Tim NLNO mengakhir kunjungan di Lombok dengan menandangi Desa Sigar Penjalin, Lombok Utara, untuk melihat implementasi proyek Wired 4 Work (W4W) yang dilakukan mitra lokal, SANTAI. Tim juga berdialog dengan anak-anak dan kaum muda yang tergabung dalam kelompok “Pesona Lombok Utara” di Posko Pelatihan Terpadu Pasca Gempa Desa Sigar Penjalin yang mendapat pelatihan untuk mempromosikan objek-objek wisata di Lombok Utara. “Saya senang dilatih oleh SANTAI (Partner proyek W4W di Lombok), karena saya jadi tahu hak-hak pekerja, bahwa perempuan dan laki-laki memiliki hak yang sama. Kita dilatih untuk kesiapan kerja juga. Jadi ada kegiatan setelah semua bangunan hancur,” tutur seorang perempuan muda berusia 20 tahun, salah satu anggota kelompok “Pesona Lombok Utara” pada kesempatan itu.
Monique Van ‘t Hek, Direktur Nasional Plan International Belanda yang mengomandani langsung timnya, mengungkapkan, “Selama ini kami (NLNO) sudah bekerja berdampingan dengan PII untuk implementasi penyaluran dana dari para donator kami di Belanda, dan kunjungan ini sangat penting karena Lombok baru saja diguncang bencana.
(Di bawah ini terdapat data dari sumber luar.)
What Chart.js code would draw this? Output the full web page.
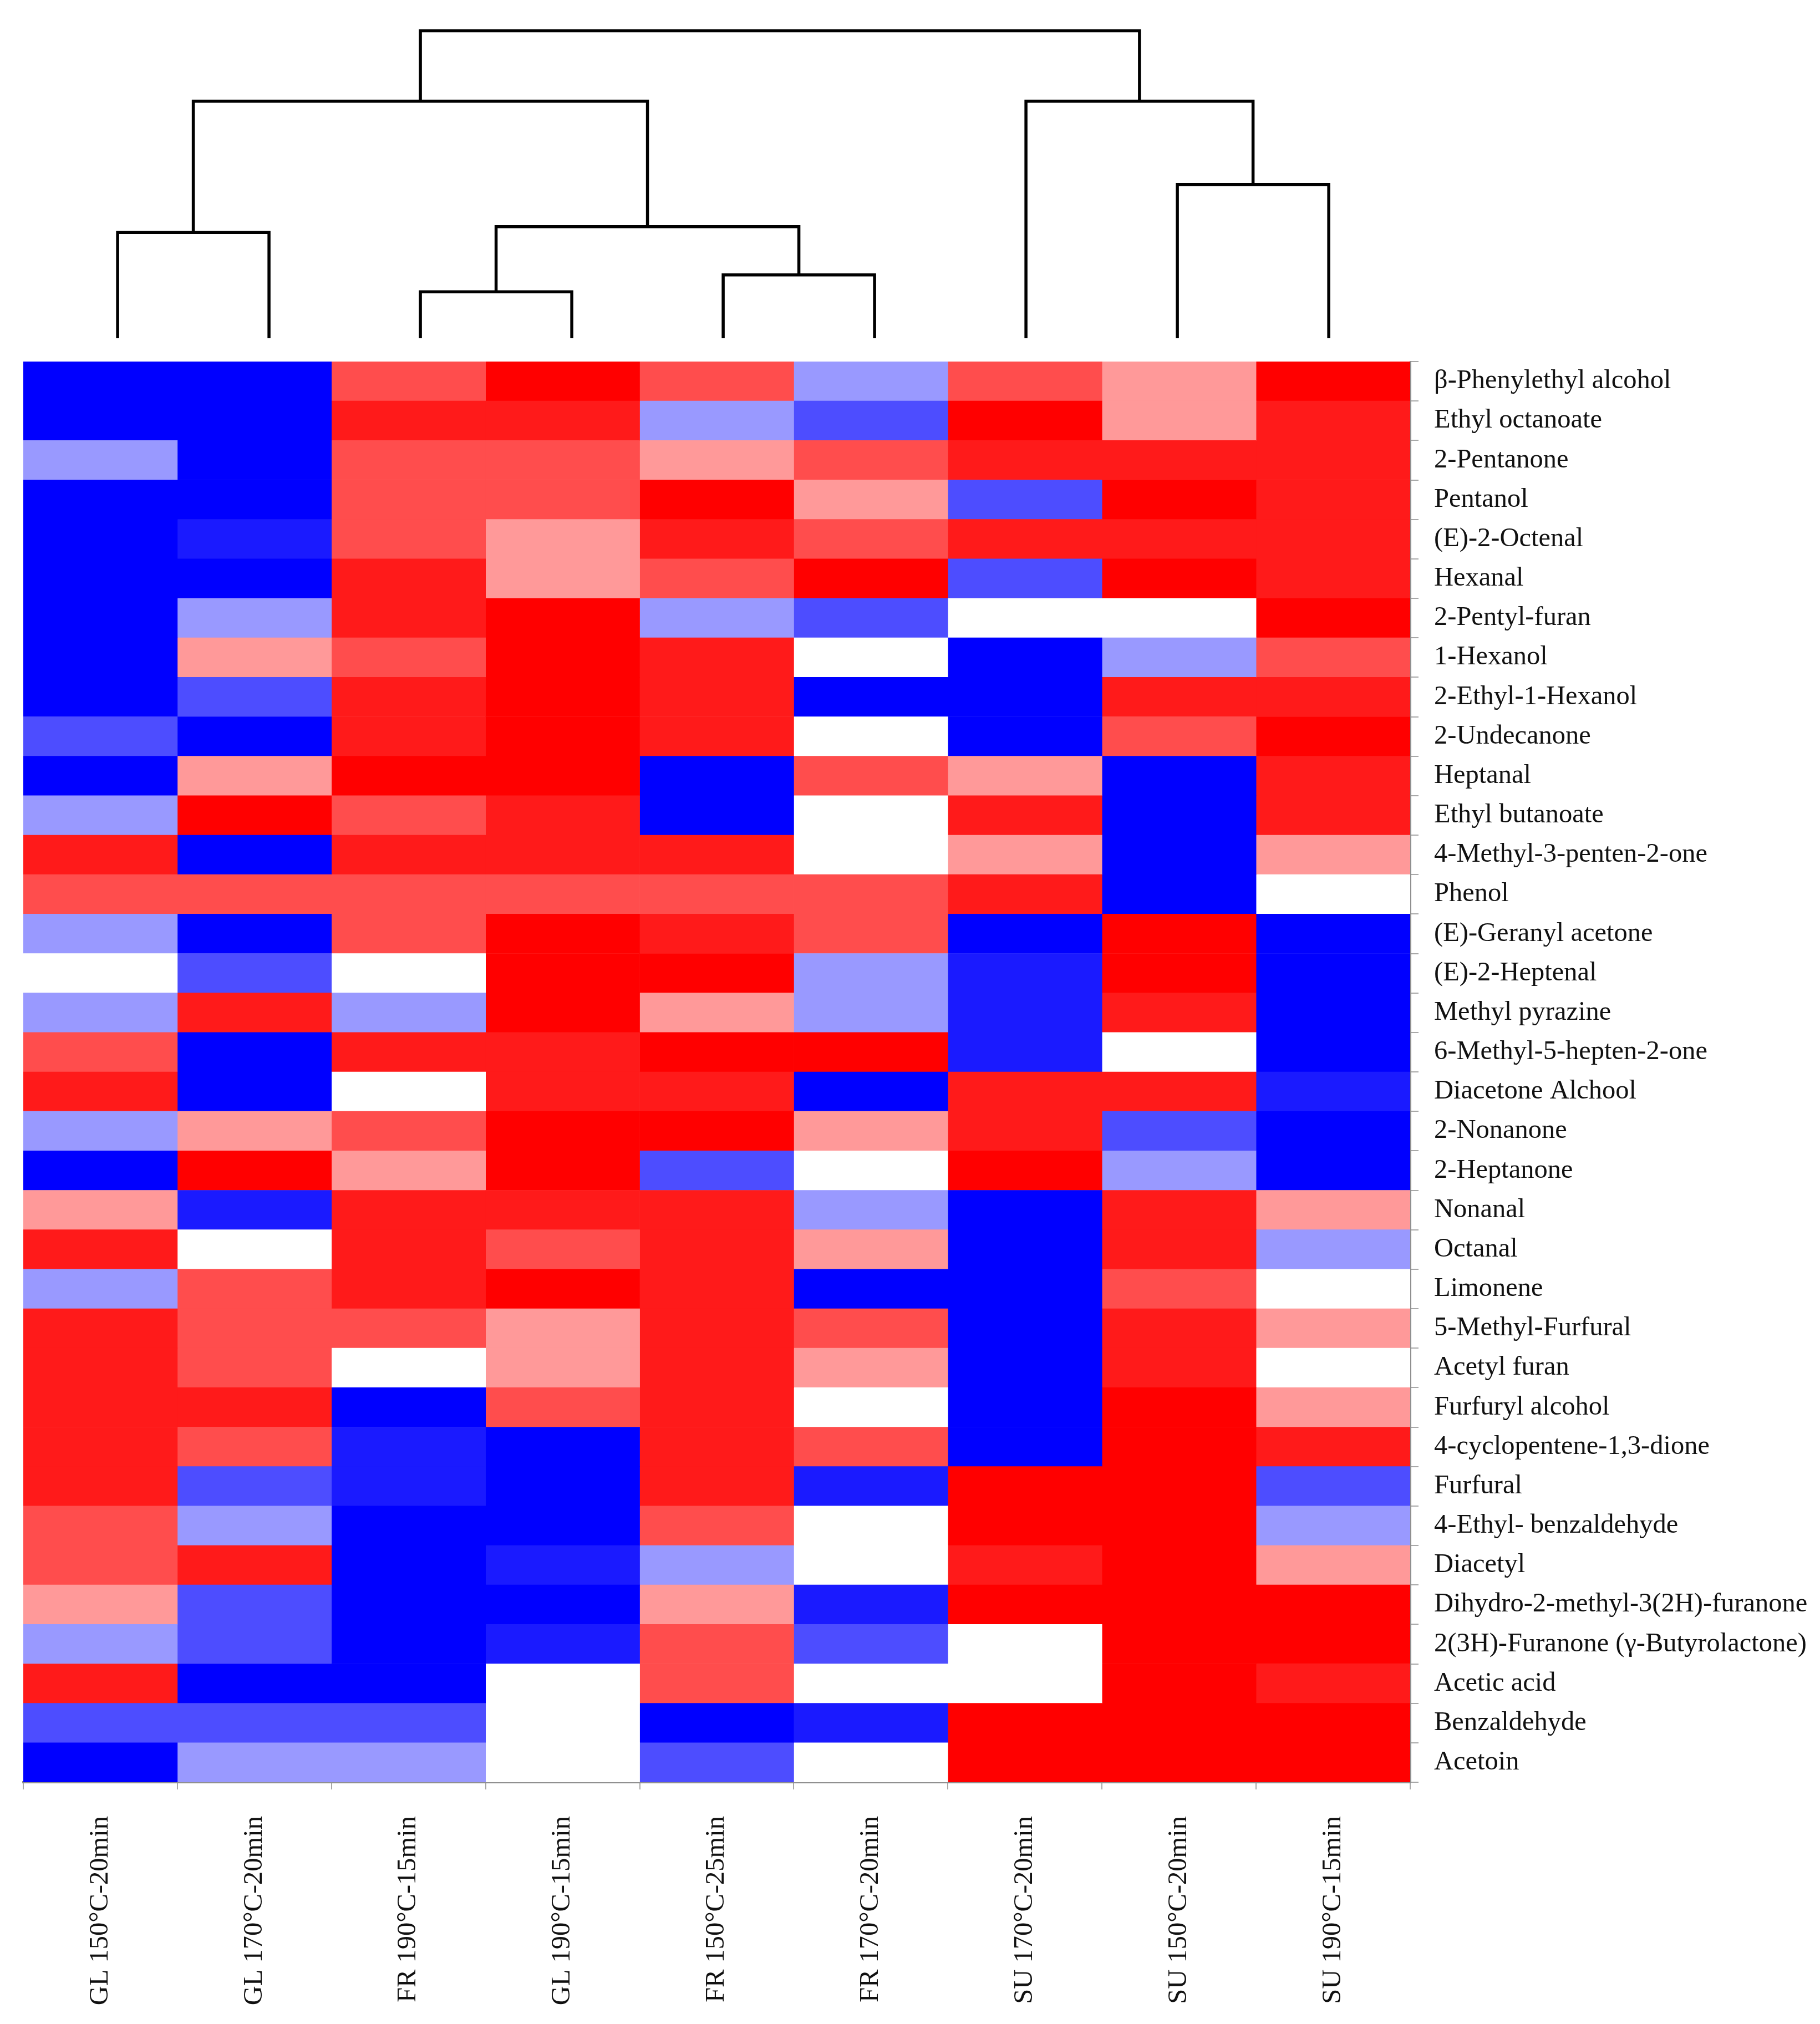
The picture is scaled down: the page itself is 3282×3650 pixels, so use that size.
<!DOCTYPE html>
<html><head><meta charset="utf-8">
<script src="https://cdn.jsdelivr.net/npm/chart.js@4.4.1/dist/chart.umd.min.js"></script>
<style>
html,body{margin:0;padding:0;background:#fff;}
#wrap{position:relative;width:3282px;height:3650px;overflow:hidden;background:#fff;}
canvas{position:absolute;left:0;top:0;}
</style></head><body>
<div id="wrap"><canvas id="heat" width="3282" height="3650"></canvas><canvas id="dendro" width="3282" height="650"></canvas></div>
<script>
// ---- data ----
const samples = ["GL 150°C-20min","GL 170°C-20min","FR 190°C-15min","GL 190°C-15min","FR 150°C-25min","FR 170°C-20min","SU 170°C-20min","SU 150°C-20min","SU 190°C-15min"];
const compounds = ["β-Phenylethyl alcohol","Ethyl octanoate","2-Pentanone","Pentanol","(E)-2-Octenal","Hexanal","2-Pentyl-furan","1-Hexanol","2-Ethyl-1-Hexanol","2-Undecanone","Heptanal","Ethyl butanoate","4-Methyl-3-penten-2-one","Phenol","(E)-Geranyl acetone","(E)-2-Heptenal","Methyl pyrazine","6-Methyl-5-hepten-2-one","Diacetone Alchool","2-Nonanone","2-Heptanone","Nonanal","Octanal","Limonene","5-Methyl-Furfural","Acetyl furan","Furfuryl alcohol","4-cyclopentene-1,3-dione","Furfural","4-Ethyl- benzaldehyde","Diacetyl","Dihydro-2-methyl-3(2H)-furanone","2(3H)-Furanone (γ-Butyrolactone)","Acetic acid","Benzaldehyde","Acetoin"];
// relative level per compound (-4 strong blue ... 0 white ... +4 strong red), one array per sample column
const gl150 = [-4,-4,-1,-4,-4,-4,-4,-4,-4,-2,-4,-1, 3,2,-1, 0,-1, 2, 3,-1,-4, 1, 3,-1, 3, 3, 3, 3, 3, 2, 2, 1,-1, 3,-2,-4];
const gl170 = [-4,-4,-4,-4,-3,-4,-1, 1,-2,-4, 1, 4,-4,2,-4,-2, 3,-4,-4, 1, 4,-3, 0, 2, 2, 2, 3, 2,-2,-1, 3,-2,-2,-4,-2,-1];
const fr190 = [ 2, 3, 2, 2, 2, 3, 3, 2, 3, 3, 4, 2, 3,2, 2, 0,-1, 3, 0, 2, 1, 3, 3, 3, 2, 0,-4,-3,-3,-4,-4,-4,-4,-4,-2,-1];
const gl190 = [ 4, 3, 2, 2, 1, 1, 4, 4, 4, 4, 4, 3, 3,2, 4, 4, 4, 3, 3, 4, 4, 3, 2, 4, 1, 1, 2,-4,-4,-4,-3,-4,-3, 0, 0, 0];
const fr150 = [ 2,-1, 1, 4, 3, 2,-1, 3, 3, 3,-4,-4, 3,2, 3, 4, 1, 4, 3, 4,-2, 3, 3, 3, 3, 3, 3, 3, 3, 2,-1, 1, 2, 2,-4,-2];
const fr170 = [-1,-2, 2, 1, 2, 4,-2, 0,-4, 0, 2, 0, 0,2, 2,-1,-1, 4,-4, 1, 0,-1, 1,-4, 2, 1, 0, 2,-3, 0, 0,-3,-2, 0,-3, 0];
const su170 = [ 2, 4, 3,-2, 3,-2, 0,-4,-4,-4, 1, 3, 1,3,-4,-3,-3,-3, 3, 3, 4,-4,-4,-4,-4,-4,-4,-4, 4, 4, 3, 4, 0, 0, 4, 4];
const su150 = [ 1, 1, 3, 4, 3, 4, 0,-1, 3, 2,-4,-4,-4,-4,4, 4, 3, 0, 3,-2,-1, 3, 3, 2, 3, 3, 4, 4, 4, 4, 4, 4, 4, 4, 4, 4];
const su190 = [ 4, 3, 3, 3, 3, 3, 4, 2, 3, 4, 3, 3, 1,0,-4,-4,-4,-4,-3,-4,-4, 1,-1, 0, 1, 0, 1, 3,-2,-1, 1, 4, 4, 3, 4, 4];
const columns = [gl150, gl170, fr190, gl190, fr150, fr170, su170, su150, su190];
// dendrogram linkage (node ids: leaves 0-8 in column order, merges 9+)
const linkLeft   = [0, 2, 4, 10, 9, 7, 6, 13];
const linkRight  = [1, 3, 5, 11, 12, 8, 14, 15];
const linkHeight = [3.44, 1.51, 2.06, 3.63, 7.71, 5.00, 7.71, 10.0];

// ---- colours ----
const palette = {"-4":"#0000ff","-3":"#1a1aff","-2":"#4d4dff","-1":"#9999ff","0":"#ffffff","1":"#ff9999","2":"#ff4d4d","3":"#ff1a1a","4":"#ff0000"};
const levelColor = v => palette[String(v)];

const FONT = {family: "'Liberation Serif','Times New Roman',serif", size: 48.5};
const TXT = '#111111';
const AXIS = '#8f8f8f';

// ---- heatmap ----
new Chart(document.getElementById('heat'), {
  type: 'bar',
  data: {
    labels: compounds,
    datasets: columns.map((col, i) => ({
      label: samples[i],
      data: col.map(() => 1),
      backgroundColor: col.map(levelColor),
      borderWidth: 0,
      barPercentage: 1,
      categoryPercentage: 1
    }))
  },
  options: {
    indexAxis: 'y',
    responsive: false,
    animation: false,
    devicePixelRatio: 1,
    layout: {padding: {left: 42, top: 652, right: 0, bottom: 0}},
    plugins: {legend: {display: false}, tooltip: {enabled: false}},
    scales: {
      x: {type: 'linear', stacked: true, min: 0, max: 9, display: false},
      y: {
        type: 'category', position: 'right', stacked: true, offset: true,
        grid: {offset: true, drawOnChartArea: false, tickLength: 15, color: '#a8a8a8', lineWidth: 2},
        border: {display: true, color: AXIS, width: 3},
        ticks: {font: FONT, color: TXT, padding: 28, autoSkip: false},
        afterFit: s => { s.width = 739; s.paddingTop = 0; s.paddingBottom = 0; }
      },
      xl: {
        type: 'category', labels: samples, position: 'bottom', offset: true,
        grid: {offset: true, drawOnChartArea: false, tickLength: 13, color: '#a8a8a8', lineWidth: 2},
        border: {display: true, color: AXIS, width: 4},
        ticks: {font: FONT, color: TXT, padding: 48, autoSkip: false, minRotation: 90, maxRotation: 90},
        afterFit: s => { s.height = 436; s.paddingLeft = 0; s.paddingRight = 0; }
      }
    }
  }
});

// ---- dendrogram ----
const nodeX = [0,1,2,3,4,5,6,7,8];
const nodeH = [0,0,0,0,0,0,0,0,0];
const dendroSets = [];
linkLeft.forEach((l, k) => {
  const r = linkRight[k], h = linkHeight[k];
  dendroSets.push({
    data: [{x: nodeX[l], y: nodeH[l]}, {x: nodeX[l], y: h}, {x: nodeX[r], y: h}, {x: nodeX[r], y: nodeH[r]}],
    showLine: true, borderColor: '#000', borderWidth: 5.5, pointRadius: 0, tension: 0, clip: false,
    borderJoinStyle: 'miter', borderCapStyle: 'butt'
  });
  nodeX.push((nodeX[l] + nodeX[r]) / 2);
  nodeH.push(h);
});
new Chart(document.getElementById('dendro'), {
  type: 'scatter',
  data: {datasets: dendroSets},
  options: {
    responsive: false,
    animation: false,
    devicePixelRatio: 1,
    layout: {padding: {left: 42, right: 739, top: 0, bottom: 40}},
    plugins: {legend: {display: false}, tooltip: {enabled: false}},
    scales: {
      x: {type: 'linear', min: -0.623, max: 8.538, display: false},
      y: {type: 'linear', min: 0, max: 11, display: false}
    }
  }
});
</script>
</body></html>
Kami sangat sedih karena kerusakan yang ditimbulkan cukup besar, bahkan di luar dugaan kami.” Usai kunjungan tiga hari tersebut, pihaknya gembira melihat semangat dan rasa memiliki para penerima manfaat serta mitra-mitra. “Itu artinya kaum muda, masyarakat, orang tua, para guru, pemerintah lokal, dan tak lupa staf PII memiliki motivasi, dedikasi, dan kemampuan yang tinggi sehingga proyek-proyeknya mencapai target.”